Dieses Vorgehen ist identisch mit dem obigen Vorgehen (Überschrift Resultierende R1). Wir messen nun aber nicht die Resultierende R1, sondern legen direkt die Kräfte aus dem zweiten Schnittpunkt an:

  1.  Eine der beiden Kräfte A oder Bh wird mit ihrer Wirkungslinien an die Spitze der Kraft Bv gelegt.
  2. Die andere Kraft wird mit ihrer Wirkungslinie an den Anfangspunkt der Kraft F gelegt.

 

Welche Kraft für die I. und welche für II. verwenden, ist beliebig wählbar. 

Culmann Verfahren, Kraftplan, Lagerkräfte, Auflagerkräfte, Culmann Gerade, Lagerkräfte berechnen

Oben in der Grafik siehst du beide Varianten eingezeichnet. Einmal haben wir die Kraft A mit ihrer Wirkungslinie an die Spitze der Kraft Bv gelegt und die Kraft Bh mit ihrer Wirkungslinie an den Anfangspunkt der Kraft F (oben) und einmal genau umgekehrt (unten). Beides führt zum selben Ergebnis.

Wir reihen die Kräfte gemäß grafischer Vektoraddition aneinander, so dass der Anfangspunkt einer Kraft die Spitze der Vorgängerkraft berührt und erhalten damit die oben angegebenen Richtungen.

Merk’s dir!

WICHTIG: Hier gibt es nach Aneinanderreihung aller Kräfte keine Resultierende, weil wir alle äußeren Kräfte betrachten. Da sich das System in Ruhe und damit im Gleichgewicht befindet, muss die Summe aller Kräfte gleich Null ergeben. Für die grafische Vektoraddition gilt dann, dass sich ein geschlossenes Krafteck ergibt.

 

Nach Messen der Kräfte Bv, Bh und A erhalten wir:

B_v = 1,6 cm

B_h = 3cm

A = 2,4 cm

 

Damit ergibt sich nach Umrechnung gemäß 15 N = 0,5 cm:

 

B_v = 48 N

B_h = 90 N

A = 72 N

Das Culmann Verfahren endet hier, da alle unbekannten Auflagerkräfte bestimmt sind.

 

Merk’s dir!

Es ist unbedingt zu beachten, dass du die Abmessungen des Körpers mit berücksichtigst. Für die Abmessungen des Körpers sowie für die Kräfte müssen Maßstäbe so gewählt werden, dass du diese gut auf ein Zeichenpapier übertragen kannst.  

Sind in der Aufgabe mehrere äußere Kräfte gegeben, so musst du diese zunächst zu einer Resultierenden zusammenfassen. Diese kannst du mittels grafischer Vektoraddition (Betrag und Richtung) und Seileckverfahren (Lage der Resultierenden) ermitteln.
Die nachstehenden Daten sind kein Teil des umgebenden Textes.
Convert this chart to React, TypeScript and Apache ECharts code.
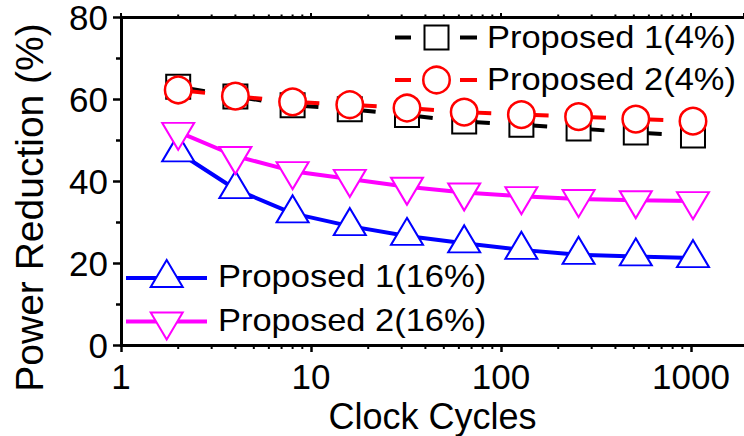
import { useEffect, useRef } from 'react';
import * as echarts from 'echarts';

// Clock cycles on the x axis (log scale) and power reduction (%) per design.
const cycles = [2, 4, 8, 16, 32, 64, 128, 256, 512, 1024];
const proposed1At4 = [63.0, 60.6, 58.5, 57.5, 56.1, 54.5, 53.7, 52.8, 51.8, 51.1];
const proposed2At4 = [62.2, 60.7, 59.3, 58.6, 57.8, 56.8, 56.2, 55.7, 55.1, 54.6];
const proposed1At16 = [47.0, 38.0, 32.1, 29.0, 26.6, 24.8, 23.2, 22.0, 21.6, 21.2];
const proposed2At16 = [52.0, 46.1, 42.4, 40.5, 38.6, 37.2, 36.3, 35.6, 35.3, 35.1];
const seriesNames = ['Proposed 1(4%)', 'Proposed 2(4%)', 'Proposed 1(16%)', 'Proposed 2(16%)'];
const xTickLabels = ['1', '10', '100', '1000'];
const xMinorTicks = [2, 3, 4, 5, 6, 7, 8, 9, 20, 30, 40, 50, 60, 70, 80, 90, 200, 300, 400, 500, 600, 700, 800, 900];

const FONT = '"Liberation Sans", Arial, Helvetica, sans-serif';
const BLACK = '#000000';
const RED = '#ff0000';
const BLUE = '#0000ff';
const MAGENTA = '#ff00ff';
const SQUARE = 24;
const CIRCLE = 26.5;
const TRI_W = 32;
const TRI_H = 27;
const TEXT_STRETCH = 1.13;

const pairs = (ys: number[]) => cycles.map((c, i) => [c, ys[i]]);

export default function App() {
  const ref = useRef<HTMLDivElement>(null);

  useEffect(() => {
    if (!ref.current) return;
    const chart = echarts.init(ref.current, null, { renderer: 'svg' });

    const axisLine = { show: true, onZero: false, lineStyle: { color: BLACK, width: 3 } };

    chart.setOption({
      animation: false,
      backgroundColor: '#ffffff',
      grid: { left: 121, right: 0, top: 17, bottom: 91, containLabel: false, outerBoundsMode: 'none' },
      xAxis: [
        {
          type: 'log',
          logBase: 10,
          min: 1,
          max: 1900,
          position: 'bottom',
          axisLine,
          axisTick: { show: true, inside: false, length: 7, lineStyle: { color: BLACK, width: 2.5 } },
          minorTick: { show: false },
          splitLine: { show: false },
          axisLabel: {
            margin: 14,
            color: BLACK,
            fontFamily: FONT,
            fontSize: 35,
            showMinLabel: true,
            showMaxLabel: false,
            formatter: (v: number) => {
              const r = Math.round(v);
              return xTickLabels.find((t) => Number(t) === r) ?? '';
            },
          },
          name: 'Clock Cycles',
          nameLocation: 'middle',
          nameGap: 45,
          nameTextStyle: { color: BLACK, fontFamily: FONT, fontSize: 36 },
        },
        {
          type: 'log',
          logBase: 10,
          min: 1,
          max: 1900,
          position: 'top',
          axisLine,
          axisTick: { show: true, inside: false, length: 4, lineStyle: { color: BLACK, width: 2 } },
          axisLabel: { show: false },
          splitLine: { show: false },
        },
      ],
      yAxis: {
        type: 'value',
        min: 0,
        max: 80,
        interval: 20,
        axisLine,
        axisTick: { show: true, inside: false, length: 8, lineStyle: { color: BLACK, width: 2.5 } },
        minorTick: { show: true, splitNumber: 2, length: 5, lineStyle: { color: BLACK, width: 2.5 } },
        splitLine: { show: false },
        axisLabel: { margin: 13, color: BLACK, fontFamily: FONT, fontSize: 35, lineHeight: 28 },
      },
      series: [
        {
          name: seriesNames[0],
          type: 'line',
          data: pairs(proposed1At4),
          symbol: 'rect',
          symbolSize: SQUARE,
          itemStyle: { color: '#ffffff', borderColor: BLACK, borderWidth: 2 },
          lineStyle: { color: BLACK, width: 4, type: [30, 27.4], dashOffset: 3 },
        },
        {
          name: seriesNames[1],
          type: 'line',
          data: pairs(proposed2At4),
          symbol: 'circle',
          symbolSize: CIRCLE,
          itemStyle: { color: '#ffffff', borderColor: RED, borderWidth: 2.5 },
          lineStyle: { color: RED, width: 4, type: [27, 30.4] },
        },
        {
          name: seriesNames[2],
          type: 'line',
          data: pairs(proposed1At16),
          symbol: 'triangle',
          symbolSize: [TRI_W, TRI_H],
          symbolOffset: [0, -TRI_H / 6],
          itemStyle: { color: '#ffffff', borderColor: BLUE, borderWidth: 2 },
          lineStyle: { color: BLUE, width: 4 },
        },
        {
          name: seriesNames[3],
          type: 'line',
          data: pairs(proposed2At16),
          symbol: 'triangle',
          symbolRotate: 180,
          symbolSize: [TRI_W, TRI_H],
          symbolOffset: [0, TRI_H / 6],
          itemStyle: { color: '#ffffff', borderColor: MAGENTA, borderWidth: 2 },
          lineStyle: { color: MAGENTA, width: 4 },
        },
      ],
    });

    // Log-decade minor ticks on the bottom and top frame lines.
    const px = (v: number) => chart.convertToPixel({ xAxisIndex: 0 }, v) as number;
    const yBottom = chart.convertToPixel({ yAxisIndex: 0 }, 0) as number;
    const yTop = chart.convertToPixel({ yAxisIndex: 0 }, 80) as number;
    const minorTicks: any[] = [];
    xMinorTicks.forEach((v) => {
      const x = px(v);
      minorTicks.push({
        type: 'line',
        silent: true,
        shape: { x1: x, y1: yBottom, x2: x, y2: yBottom + 4 },
        style: { stroke: BLACK, lineWidth: 2 },
      });
      minorTicks.push({
        type: 'line',
        silent: true,
        shape: { x1: x, y1: yTop, x2: x, y2: yTop - 2.5 },
        style: { stroke: BLACK, lineWidth: 2 },
      });
    });

    const legendText = (text: string, x: number, y: number) => ({
      type: 'text',
      x,
      y,
      scaleX: TEXT_STRETCH,
      silent: true,
      style: { text, fill: BLACK, fontFamily: FONT, fontSize: 30.5, align: 'left', verticalAlign: 'middle' },
    });
    const seg = (x1: number, x2: number, y: number, stroke: string) => ({
      type: 'line',
      silent: true,
      shape: { x1, y1: y, x2, y2: y },
      style: { stroke, lineWidth: 4 },
    });
    const upTriangle = (cx: number, cy: number, stroke: string) => ({
      type: 'polygon',
      silent: true,
      shape: {
        points: [
          [cx, cy - (2 * TRI_H) / 3],
          [cx + TRI_W / 2, cy + TRI_H / 3],
          [cx - TRI_W / 2, cy + TRI_H / 3],
        ],
      },
      style: { fill: '#ffffff', stroke, lineWidth: 2 },
    });
    const downTriangle = (cx: number, cy: number, stroke: string) => ({
      type: 'polygon',
      silent: true,
      shape: {
        points: [
          [cx - TRI_W / 2, cy - TRI_H / 3],
          [cx + TRI_W / 2, cy - TRI_H / 3],
          [cx, cy + (2 * TRI_H) / 3],
        ],
      },
      style: { fill: '#ffffff', stroke, lineWidth: 2 },
    });

    // Upper-right key for the 4% series.
    const kTop = { dashL: [395, 411], dashR: [460, 477], icon: 436.5, text: 487, rows: [37.5, 80] };
    // Lower-left key for the 16% series.
    const kBot = { line: [126, 207], icon: 166.7, text: 218, rows: [278, 321.5] };

    const legend: any[] = [
      seg(kTop.dashL[0], kTop.dashL[1], kTop.rows[0], BLACK),
      seg(kTop.dashR[0], kTop.dashR[1], kTop.rows[0], BLACK),
      {
        type: 'rect',
        silent: true,
        shape: { x: kTop.icon - SQUARE / 2, y: kTop.rows[0] - SQUARE / 2, width: SQUARE, height: SQUARE },
        style: { fill: '#ffffff', stroke: BLACK, lineWidth: 2 },
      },
      legendText(seriesNames[0], kTop.text, kTop.rows[0]),
      seg(kTop.dashL[0], kTop.dashL[1], kTop.rows[1], RED),
      seg(kTop.dashR[0], kTop.dashR[1], kTop.rows[1], RED),
      {
        type: 'circle',
        silent: true,
        shape: { cx: kTop.icon, cy: kTop.rows[1], r: CIRCLE / 2 },
        style: { fill: '#ffffff', stroke: RED, lineWidth: 2.5 },
      },
      legendText(seriesNames[1], kTop.text, kTop.rows[1]),
      seg(kBot.line[0], kBot.line[1], kBot.rows[0], BLUE),
      upTriangle(kBot.icon, kBot.rows[0], BLUE),
      legendText(seriesNames[2], kBot.text, kBot.rows[0] - 1),
      seg(kBot.line[0], kBot.line[1], kBot.rows[1], MAGENTA),
      downTriangle(kBot.icon, kBot.rows[1], MAGENTA),
      legendText(seriesNames[3], kBot.text, kBot.rows[1] - 1),
    ];

    const yTitle = {
      type: 'text',
      x: 29,
      y: 207.5,
      rotation: Math.PI / 2,
      silent: true,
      style: {
        text: 'Power Reduction (%)',
        fill: BLACK,
        fontFamily: FONT,
        fontSize: 39,
        align: 'center',
        verticalAlign: 'middle',
      },
    };

    chart.setOption({ graphic: [...minorTicks, ...legend, yTitle] });

    return () => chart.dispose();
  }, []);

  return (
    <div
      ref={ref}
      style={{ position: 'fixed', left: 0, top: 0, width: 744, height: 436, background: '#ffffff' }}
    />
  );
}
Danach kannst du das Culmann-Verfahren anwenden. 

Die Auswahl der Schnittpunkte (Schritt 3) sollte so vorgenommen werden, dass die beiden gewählten Schnittpunkte weit genug auseinander liegen, da ansonsten die Culmann Gerade sehr klein und damit der Kraftplan ungenau wird. Alternativ kannst du den Maßstab vergrößern.